I am excited to be trying a songwriting experiment to a live audience and attempting this for the first time in Newcastle. I have worked with young people from all over the world in this way as a closed workshop collaboration. This will be the first time I have tried it to a live audience and I am excited to meet my collaborators, young people I will have never met before or whose music I will not know. We all come at this with no pedigree and no history. It will be a largely spontaneous 90 minute journey, setting questions and challenges in front of the writers, and posing the group a set of “what-if?”s around the song arrangement. Creativity has been blessed by the infinite possibilities of technology, but what interests me most is what we can do with our limitations, our mistakes, and our human interaction. Creativity so often overlooks these powerful factors in the modern world. I will also be curious to see how an audience responds to the crude methods of creativity that make up a song arrangement.

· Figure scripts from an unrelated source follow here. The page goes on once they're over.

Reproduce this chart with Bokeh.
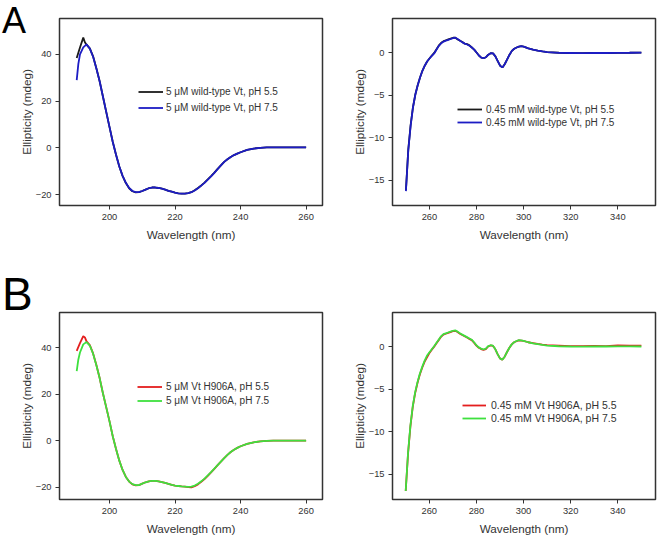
from bokeh.plotting import figure
from bokeh.models import (Range1d, FixedTicker, Legend, LegendItem, Div, GridBox)
from bokeh.embed import file_html
from bokeh.resources import INLINE

# ---------------- far-UV spectra, wild-type Vt (5 uM) ----------------
wt_far_nm_55 = [190, 191, 192, 192.5, 193, 194, 195, 196, 197, 198, 199, 200,
                201, 202, 203, 204, 205, 206, 207, 208, 209, 210, 211, 212,
                213, 214, 215, 216, 217, 218, 219, 220, 221, 222, 223, 224,
                225, 226, 227, 228, 229, 230, 231, 232, 233, 234, 235, 236,
                237, 238, 239, 240, 242, 244, 246, 248, 250, 255, 260]
wt_far_pH55 = [38.5, 43.0, 47.2, 45.2, 44.2, 42.6, 39.2, 34.1, 28.5, 22.0, 15.4, 9.0,
               2.6, -3.0, -8.0, -12.0, -15.1, -17.3, -18.6, -19.1, -19.0, -18.5, -17.9, -17.3,
               -17.0, -17.0, -17.2, -17.5, -17.9, -18.4, -18.8, -19.2, -19.5, -19.6, -19.6, -19.4,
               -19.0, -18.2, -17.2, -16.1, -14.9, -13.5, -12.1, -10.6, -9.0, -7.5, -6.0, -4.9,
               -3.9, -3.1, -2.5, -1.9, -0.9, -0.3, 0.0, 0.2, 0.2, 0.2, 0.2]

wt_far_nm_75 = [190, 190.5, 191, 192, 193, 194, 195, 196, 197, 198, 199, 200,
                201, 202, 203, 204, 205, 206, 207, 208, 209, 210, 211, 212,
                213, 214, 215, 216, 217, 218, 219, 220, 221, 222, 223, 224,
                225, 226, 227, 228, 229, 230, 231, 232, 233, 234, 235, 236,
                237, 238, 239, 240, 242, 244, 246, 248, 250, 255, 260]
wt_far_pH75 = [29.0, 36.0, 40.0, 43.0, 44.3, 42.5, 39.0, 34.0, 28.5, 22.0, 15.5, 9.0,
               2.5, -3.0, -8.0, -12.0, -15.0, -17.2, -18.5, -19.0, -19.0, -18.5, -17.9, -17.3,
               -17.0, -17.0, -17.2, -17.5, -17.9, -18.4, -18.8, -19.2, -19.5, -19.6, -19.6, -19.4,
               -19.0, -18.3, -17.3, -16.2, -15.0, -13.6, -12.2, -10.7, -9.1, -7.5, -6.0, -4.9,
               -3.9, -3.1, -2.5, -1.9, -0.9, -0.3, 0.0, 0.2, 0.2, 0.2, 0.2]

# ---------------- near-UV spectra, wild-type Vt (0.45 mM) ----------------
near_nm = [250, 251, 252, 253, 254, 255, 256, 257, 258, 259, 260, 261, 262, 263,
           264, 265, 266, 267, 268, 269, 270, 271, 272, 273, 274, 275, 276, 277,
           278, 279, 280, 281, 282, 283, 284, 285, 286, 287, 288, 289, 290, 291,
           292, 293, 294, 295, 296, 297, 298, 299, 300, 302, 304, 306, 308, 310,
           315, 320, 325, 330, 335, 340, 345, 350]
wt_near_pH55 = [-16.2, -11.4, -8.5, -6.4, -4.9, -3.8, -2.9, -2.1, -1.5, -1.0, -0.65, -0.3, 0.0, 0.45,
                0.9, 1.2, 1.4, 1.5, 1.6, 1.7, 1.8, 1.8, 1.6, 1.45, 1.3, 1.1, 1.05, 0.9,
                0.65, 0.4, 0.05, -0.3, -0.55, -0.62, -0.5, -0.2, -0.02, -0.05, -0.4, -0.95, -1.5, -1.7,
                -1.3, -0.75, -0.2, 0.25, 0.5, 0.65, 0.75, 0.8, 0.75, 0.55, 0.4, 0.28, 0.18, 0.1,
                0.03, 0.0, -0.02, 0.0, 0.0, 0.02, 0.03, 0.05]
wt_near_pH75 = [-16.3, -11.5, -8.6, -6.4, -4.9, -3.8, -2.9, -2.1, -1.5, -1.0, -0.65, -0.35, -0.05, 0.4,
                0.85, 1.15, 1.35, 1.45, 1.55, 1.65, 1.75, 1.8, 1.65, 1.45, 1.25, 1.1, 1.0, 0.85,
                0.65, 0.4, 0.05, -0.3, -0.55, -0.62, -0.5, -0.2, -0.02, -0.05, -0.4, -0.95, -1.5, -1.7,
                -1.3, -0.75, -0.2, 0.25, 0.5, 0.65, 0.75, 0.8, 0.75, 0.55, 0.4, 0.28, 0.18, 0.1,
                0.02, 0.0, -0.02, 0.0, 0.0, 0.02, 0.03, 0.05]

# ---------------- far-UV spectra, Vt H906A (5 uM) ----------------
mut_far_nm_55 = [190, 191, 192, 192.5, 193, 194, 195, 196, 197, 198, 199, 200,
                 201, 202, 203, 204, 205, 206, 207, 208, 209, 210, 211, 212,
                 213, 214, 215, 216, 217, 218, 219, 220, 221, 222, 223, 224,
                 225, 226, 227, 228, 229, 230, 231, 232, 233, 234, 235, 236,
                 237, 238, 239, 240, 242, 244, 246, 248, 250, 255, 260]
mut_far_pH55 = [38.7, 42.0, 45.0, 44.5, 42.8, 41.2, 37.6, 32.6, 27.0, 20.5, 14.5, 8.5,
                2.0, -3.5, -8.5, -12.5, -15.5, -17.5, -18.7, -19.1, -19.0, -18.4, -17.8, -17.4,
                -17.2, -17.2, -17.4, -17.7, -18.1, -18.5, -18.9, -19.2, -19.4, -19.6, -19.7, -19.9,
                -20.0, -19.5, -18.7, -17.6, -16.4, -15.0, -13.5, -12.0, -10.4, -8.9, -7.4, -6.0,
                -4.8, -3.8, -3.0, -2.3, -1.3, -0.6, -0.2, 0.0, 0.1, 0.1, 0.1]

mut_far_nm_75 = [190, 190.5, 191, 192, 193, 194, 195, 196, 197, 198, 199, 200,
                 201, 202, 203, 204, 205, 206, 207, 208, 209, 210, 211, 212,
                 213, 214, 215, 216, 217, 218, 219, 220, 221, 222, 223, 224,
                 225, 226, 227, 228, 229, 230, 231, 232, 233, 234, 235, 236,
                 237, 238, 239, 240, 242, 244, 246, 248, 250, 255, 260]
mut_far_pH75 = [30.0, 35.0, 38.0, 41.5, 42.5, 41.0, 37.5, 32.5, 27.0, 20.5, 14.5, 8.5,
                2.0, -3.5, -8.5, -12.5, -15.5, -17.5, -18.6, -19.0, -19.0, -18.4, -17.8, -17.4,
                -17.2, -17.2, -17.4, -17.7, -18.1, -18.5, -18.9, -19.2, -19.4, -19.6, -19.7, -19.8,
                -19.7, -19.2, -18.4, -17.4, -16.2, -14.8, -13.4, -11.9, -10.4, -8.9, -7.4, -6.0,
                -4.8, -3.8, -3.0, -2.3, -1.3, -0.6, -0.2, 0.0, 0.1, 0.1, 0.1]

# ---------------- near-UV spectra, Vt H906A (0.45 mM) ----------------
mut_near_pH55 = [-17.0, -12.6, -9.4, -7.1, -5.5, -4.3, -3.3, -2.5, -1.8, -1.3, -0.8, -0.4, -0.05, 0.35,
                 0.75, 1.15, 1.4, 1.5, 1.6, 1.7, 1.8, 1.85, 1.7, 1.5, 1.35, 1.2, 1.05, 0.9,
                 0.75, 0.45, 0.1, -0.15, -0.3, -0.4, -0.3, 0.0, 0.12, 0.08, -0.3, -0.9, -1.4, -1.55,
                 -1.2, -0.65, -0.15, 0.25, 0.5, 0.62, 0.72, 0.7, 0.65, 0.5, 0.4, 0.3, 0.22, 0.15,
                 0.1, 0.05, 0.05, 0.08, 0.05, 0.12, 0.1, 0.1]
mut_near_pH75 = [-17.0, -12.5, -9.3, -7.0, -5.4, -4.2, -3.2, -2.4, -1.7, -1.1, -0.7, -0.35, 0.0, 0.4,
                 0.8, 1.2, 1.45, 1.55, 1.65, 1.75, 1.85, 1.9, 1.75, 1.55, 1.4, 1.25, 1.1, 0.95,
                 0.8, 0.5, 0.15, -0.1, -0.25, -0.35, -0.25, 0.05, 0.15, 0.1, -0.3, -0.9, -1.4, -1.55,
                 -1.2, -0.65, -0.15, 0.25, 0.5, 0.65, 0.75, 0.72, 0.65, 0.5, 0.38, 0.28, 0.18, 0.1,
                 0.03, 0.0, -0.02, 0.0, 0.0, 0.02, 0.02, 0.0]

far_ticks_x = [200, 220, 240, 260]
far_ticks_y = [-20, 0, 20, 40]
near_ticks_x = [260, 280, 300, 320, 340]
near_ticks_y = [-15, -10, -5, 0]

labels_wt_far = ["5 \u03bcM wild-type Vt, pH 5.5", "5 \u03bcM wild-type Vt, pH 7.5"]
labels_wt_near = ["0.45 mM wild-type Vt, pH 5.5", "0.45 mM wild-type Vt, pH 7.5"]
labels_mut_far = ["5 \u03bcM Vt H906A, pH 5.5", "5 \u03bcM Vt H906A, pH 7.5"]
labels_mut_near = ["0.45 mM Vt H906A, pH 5.5", "0.45 mM Vt H906A, pH 7.5"]

FONT = "Liberation Sans"
TXT = "#333333"


def panel(width, height, borders, xr, yr, xticks, yticks):
    left, right, top, bottom = borders
    p = figure(width=width, height=height, output_backend="svg",
               toolbar_location=None, x_range=Range1d(*xr), y_range=Range1d(*yr),
               min_border_left=left, min_border_right=right,
               min_border_top=top, min_border_bottom=bottom)
    p.grid.visible = False
    p.outline_line_color = "#333333"
    p.outline_line_width = 1.5
    p.outline_line_alpha = 1.0
    p.background_fill_color = "white"
    p.border_fill_color = "white"
    p.xaxis.ticker = FixedTicker(ticks=xticks)
    p.yaxis.ticker = FixedTicker(ticks=yticks)
    for ax in (p.xaxis[0], p.yaxis[0]):
        ax.axis_line_color = None
        ax.major_tick_out = 4
        ax.major_tick_in = 0
        ax.major_tick_line_color = "#333333"
        ax.minor_tick_line_color = None
        ax.major_label_text_font = FONT
        ax.major_label_text_font_size = "9.3px"
        ax.major_label_text_color = TXT
        ax.axis_label_text_font = FONT
        ax.axis_label_text_font_size = "11.7px"
        ax.axis_label_text_font_style = "normal"
        ax.axis_label_text_color = TXT
    p.xaxis.axis_label = "Wavelength (nm)"
    p.yaxis.axis_label = "Ellipticity (mdeg)"
    p.xaxis.major_label_standoff = 4
    p.yaxis.major_label_standoff = 4
    p.xaxis.axis_label_standoff = 5
    p.yaxis.axis_label_standoff = 0
    return p


def add_legend(p, renderers, labels, loc, row_h, standoff, glyph_w, size):
    leg = Legend(items=[LegendItem(label=l, renderers=[r]) for l, r in zip(labels, renderers)],
                 location=loc, padding=0, margin=0, spacing=1,
                 label_height=row_h, glyph_height=row_h, glyph_width=glyph_w,
                 label_standoff=standoff, border_line_color=None,
                 background_fill_alpha=0, label_text_font=FONT,
                 label_text_font_size=size, label_text_color=TXT)
    p.add_layout(leg)


def panel_letter(text, size, dx, dy):
    # large panel letter laid over the top-left corner of a grid cell
    html = ('<span style="position:relative; left:%dpx; top:%dpx; font-family:\'%s\'; '
            'font-size:%dpx; line-height:%dpx; color:black;">%s</span>'
            % (dx, dy, FONT, size, size, text))
    return Div(text=html, width=40, height=46, align="start",
               styles={"overflow": "visible"})


LW = 1.8
BLACK, BLUE = "#1a1a1a", "#1c1cc4"
RED, GREEN = "#e41e1e", "#3ee03e"

# A: wild-type far-UV
p1 = panel(330, 270, (59, 8, 18, 65), (184.75, 265.0), (-24.7, 55.4), far_ticks_x, far_ticks_y)
r1a = p1.line(wt_far_nm_55, wt_far_pH55, line_color=BLACK, line_width=LW)
r1b = p1.line(wt_far_nm_75, wt_far_pH75, line_color=BLUE, line_width=LW)
add_legend(p1, [r1a, r1b], labels_wt_far, (79, 90), 15, 3, 25, "10px")

# A: wild-type near-UV
p2 = panel(332, 270, (62, 7, 18, 64), (244.3, 356.0), (-18.0, 4.07), near_ticks_x, near_ticks_y)
r2a = p2.line(near_nm, wt_near_pH55, line_color=BLACK, line_width=LW)
r2b = p2.line(near_nm, wt_near_pH75, line_color=BLUE, line_width=LW)
add_legend(p2, [r2a, r2b], labels_wt_near, (65, 77), 12, 4, 25, "10px")

# B: H906A far-UV
p3 = panel(330, 285, (59, 8, 42, 56), (184.75, 265.0), (-25.2, 55.2), far_ticks_x, far_ticks_y)
r3a = p3.line(mut_far_nm_55, mut_far_pH55, line_color=RED, line_width=LW)
r3b = p3.line(mut_far_nm_75, mut_far_pH75, line_color=GREEN, line_width=LW)
add_legend(p3, [r3a, r3b], labels_mut_far, (78, 92), 13, 4, 25, "10px")

# B: H906A near-UV
p4 = panel(332, 285, (62, 7, 42, 56), (244.4, 356.0), (-18.0, 4.0), near_ticks_x, near_ticks_y)
r4a = p4.line(near_nm, mut_near_pH55, line_color=RED, line_width=LW)
r4b = p4.line(near_nm, mut_near_pH75, line_color=GREEN, line_width=LW)
add_legend(p4, [r4a, r4b], labels_mut_near, (70, 75), 12, 5, 24, "10.5px")

letter_a = panel_letter("A", 36, -3, -2)
letter_b = panel_letter("B", 46, -3, -4)

layout = GridBox(children=[(p1, 0, 0), (p2, 0, 1), (p3, 1, 0), (p4, 1, 1),
                           (letter_a, 0, 0), (letter_b, 1, 0)], spacing=0)
open("out.html", "w").write(file_html(layout, INLINE))
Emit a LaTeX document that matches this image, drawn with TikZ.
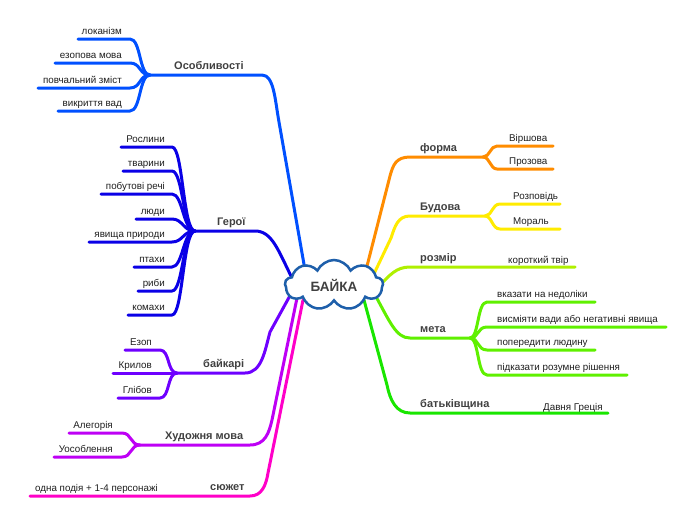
\documentclass[tikz,border=0pt]{standalone}
\usepackage{fontspec}
\setmainfont{Liberation Sans}
\usetikzlibrary{shapes.symbols}
\definecolor{osc}{RGB}{0,80,255}
\definecolor{herc}{RGB}{10,0,230}
\definecolor{bayc}{RGB}{110,0,255}
\definecolor{hudc}{RGB}{190,0,245}
\definecolor{syuc}{RGB}{255,0,200}
\definecolor{forc}{RGB}{255,140,0}
\definecolor{budc}{RGB}{255,235,0}
\definecolor{rozc}{RGB}{175,240,0}
\definecolor{metc}{RGB}{95,240,0}
\definecolor{batc}{RGB}{25,230,0}
\definecolor{cloudc}{RGB}{30,95,170}
\definecolor{leafc}{RGB}{30,30,30}
\definecolor{mainc}{RGB}{64,64,64}
\begin{document}
\begin{tikzpicture}[x=1pt,y=-1pt,
  br/.style={line width=3pt,line cap=round,line join=round},
  lf/.style={font=\fontsize{9.8}{11}\selectfont, text=leafc, inner sep=0pt},
  lfL/.style={lf,anchor=base east},
  lfR/.style={lf,anchor=base west},
  mn/.style={font=\fontsize{11}{13}\selectfont\bfseries, text=mainc, inner sep=0pt, anchor=base west}]
\path[use as bounding box] (0,0) rectangle (696,520);
\coordinate (ctr) at (334,285);

% ---------- Особливості ----------
\coordinate (osH) at (150,75); \coordinate (osE) at (262,75); \coordinate (osC) at (305,270);
\node[mn] (os) at (174,69) {Особливості};
\draw[br,osc] (osH) -- (osE) .. controls (274,75) and (275,100) .. (279,122) -- (osC);
\foreach \n/\sx/\y/\t in {1/78/39/локанізм, 2/55/63/езопова мова, 3/38/88/повчальний зміст, 4/58/111/викриття вад}{
  \coordinate (osa\n) at (\sx,\y); \coordinate (osb\n) at (130,\y);
  \node[lfL] (osl\n) at (122,\y-5) {\t};
  \draw[br,osc] (osa\n) -- (osb\n) .. controls (141,\y) and (139,75) .. (osH);
}

% ---------- Герої ----------
\coordinate (heH) at (195,231); \coordinate (heE) at (255,231); \coordinate (heC) at (292,278);
\node[mn] (he) at (217,225) {Герої};
\draw[br,herc] (heH) -- (heE) .. controls (272,231) and (278,250) .. (heC);
\foreach \n/\sx/\y/\t in {1/121/147/Рослини, 2/123/171/тварини, 3/101/194/побутові речі, 4/136/219/люди, 5/89/242/явища природи, 6/134/267/птахи, 7/138/291/риби, 8/128/315/комахи}{
  \coordinate (hea\n) at (\sx,\y); \coordinate (heb\n) at (172,\y);
  \node[lfL] (hel\n) at (165,\y-5) {\t};
  \draw[br,herc] (hea\n) -- (heb\n) .. controls (183,\y) and (183,231) .. (heH);
}

% ---------- байкарі ----------
\coordinate (baH) at (177,373); \coordinate (baE) at (245,373); \coordinate (baC) at (292,292);
\node[mn] (ba) at (203,367) {байкарі};
\draw[br,bayc] (baH) -- (baE) .. controls (262,373) and (265,350) .. (270,332) -- (baC);
\foreach \n/\sx/\y/\t in {1/125/350/Езоп, 3/118/398/Глібов}{
  \coordinate (baa\n) at (\sx,\y); \coordinate (bab\n) at (160,\y);
  \node[lfL] (bal\n) at (152,\y-5) {\t};
  \draw[br,bayc] (baa\n) -- (bab\n) .. controls (170,\y) and (167,373) .. (baH);
}
\coordinate (baa2) at (113,373);
\node[lfL] (bal2) at (152,368) {Крилов};
\draw[br,bayc] (baa2) -- (baH);

% ---------- Художня мова ----------
\coordinate (huH) at (140,445); \coordinate (huE) at (250,445); \coordinate (huC) at (297,298);
\node[mn] (hu) at (165,439) {Художня мова};
\draw[br,hudc] (huH) -- (huE) .. controls (265,445) and (269,433) .. (272,420) -- (huC);
\foreach \n/\sx/\y/\t in {1/69/433/Алегорія, 2/54/457/Уособлення}{
  \coordinate (hua\n) at (\sx,\y); \coordinate (hub\n) at (122,\y);
  \node[lfL] (hul\n) at (113,\y-5) {\t};
  \draw[br,hudc] (hua\n) -- (hub\n) .. controls (132,\y) and (130,445) .. (huH);
}

% ---------- сюжет ----------
\coordinate (syS) at (30,496); \coordinate (syE) at (250,496); \coordinate (syC) at (303,300);
\node[mn] (sy) at (210,490) {сюжет};
\node[lfR] (syl) at (35,491) {одна подія + 1-4 персонажі};
\draw[br,syuc] (syS) -- (syE) .. controls (262,496) and (266,485) .. (268,473) -- (syC);

% ---------- форма ----------
\coordinate (foH) at (483,157); \coordinate (foE) at (410,157); \coordinate (foC) at (366,270);
\node[mn] (fo) at (420,151) {форма};
\draw[br,forc] (foH) -- (foE) .. controls (396,157) and (393,165) .. (390,176) -- (foC);
\foreach \n/\y/\t in {1/146/Віршова, 2/169/Прозова}{
  \coordinate (foa\n) at (497,\y); \coordinate (fob\n) at (553,\y);
  \node[lfR] (fol\n) at (509,\y-5) {\t};
  \draw[br,forc] (fob\n) -- (foa\n) .. controls (490,\y) and (490,157) .. (foH);
}

% ---------- Будова ----------
\coordinate (buH) at (485,216); \coordinate (buE) at (410,216); \coordinate (buC) at (372,278);
\node[mn] (bu) at (420,210) {Будова};
\draw[br,budc] (buH) -- (buE) .. controls (398,216) and (395,226) .. (391,238) -- (buC);
\foreach \n/\y/\t in {1/204/Розповідь, 2/229/Мораль}{
  \coordinate (bua\n) at (500,\y); \coordinate (bub\n) at (560,\y);
  \node[lfR] (bul\n) at (513,\y-5) {\t};
  \draw[br,budc] (bub\n) -- (bua\n) .. controls (492,\y) and (492,216) .. (buH);
}

% ---------- розмір ----------
\coordinate (roS) at (410,267); \coordinate (roE) at (575,267); \coordinate (roC) at (378,287);
\node[mn] (ro) at (420,261) {розмір};
\node[lfR] (rol) at (508,263) {короткий твір};
\draw[br,rozc] (roE) -- (roS) .. controls (396,267) and (390,275) .. (roC);

% ---------- мета ----------
\coordinate (meH) at (470,338); \coordinate (meE) at (410,338); \coordinate (meC) at (374,293);
\node[mn] (me) at (420,332) {мета};
\draw[br,metc] (meH) -- (meE) .. controls (396,338) and (390,322) .. (meC);
\foreach \n/\y/\ex/\t in {1/302/595/вказати на недоліки, 2/327/666/висміяти вади або негативні явища, 3/350/595/попередити людину, 4/375/627/підказати розумне рішення}{
  \coordinate (mea\n) at (487,\y); \coordinate (meb\n) at (\ex,\y);
  \node[lfR] (mel\n) at (497,\y-5) {\t};
  \draw[br,metc] (meb\n) -- (mea\n) .. controls (477,\y) and (479,338) .. (meH);
}

% ---------- батьківщина ----------
\coordinate (btS) at (410,413); \coordinate (btE) at (608,413); \coordinate (btC) at (364,300);
\node[mn] (bt) at (420,407) {батьківщина};
\node[lfR] (btl) at (543,410) {Давня Греція};
\draw[br,batc] (btE) -- (btS) .. controls (396,413) and (390,400) .. (387,385) -- (btC);

% ---------- cloud ----------
\node[cloud, cloud puffs=9, cloud puff arc=130, aspect=2, draw=cloudc, line width=2.5pt, fill=white,
  minimum width=98pt, minimum height=50pt, inner sep=0pt,
  font=\fontsize{13.5}{15}\selectfont\bfseries, text=mainc] (cl) at (ctr) {БАЙКА};
\end{tikzpicture}
\end{document}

  1. How important do you feel festivals like this are for the development of artists?

Musicians need to get out of their bedrooms and heads out of their laptops to really gauge where they are as artists and as people. There is no better instant source of feedback than throwing yourself to an audience in a performance setting. Even if you rely entirely on backing tracks, you are still a performer the moment you enter a stage and this changes your perspective and presents you with new possibilities. A community run event such as this, focussed on your city brings a welcoming atmosphere rather than a corporate, global affair based around brands. The people running this event are music people and thrive off showcasing their community art.

  1. Do you have any fond memories of the North East 

I ran the Great North Run a few years back which I absolutely loved. Memories? Only in the North East do you have somebody standing at the edge of mile 14 with a tray of pints and custard creams. Turning on the stark charcoal grey winds of South Shields was quite a moment! I have had several nights at The Cluny so I know its veggie burger very well. I also had a wonderful time working with Frankie & The Heartstrings, rehearsing with them in Sunderland, recording at Blast in Newcastle, drinking with them in The Cluny, running along the river every morning, and of course playing in the Pop Recs store in Sunderland with Field Music, such a credit to the individuals for their achievements there. I had a lot of great times with them, made lots of friends, and now always jump at the chance to return.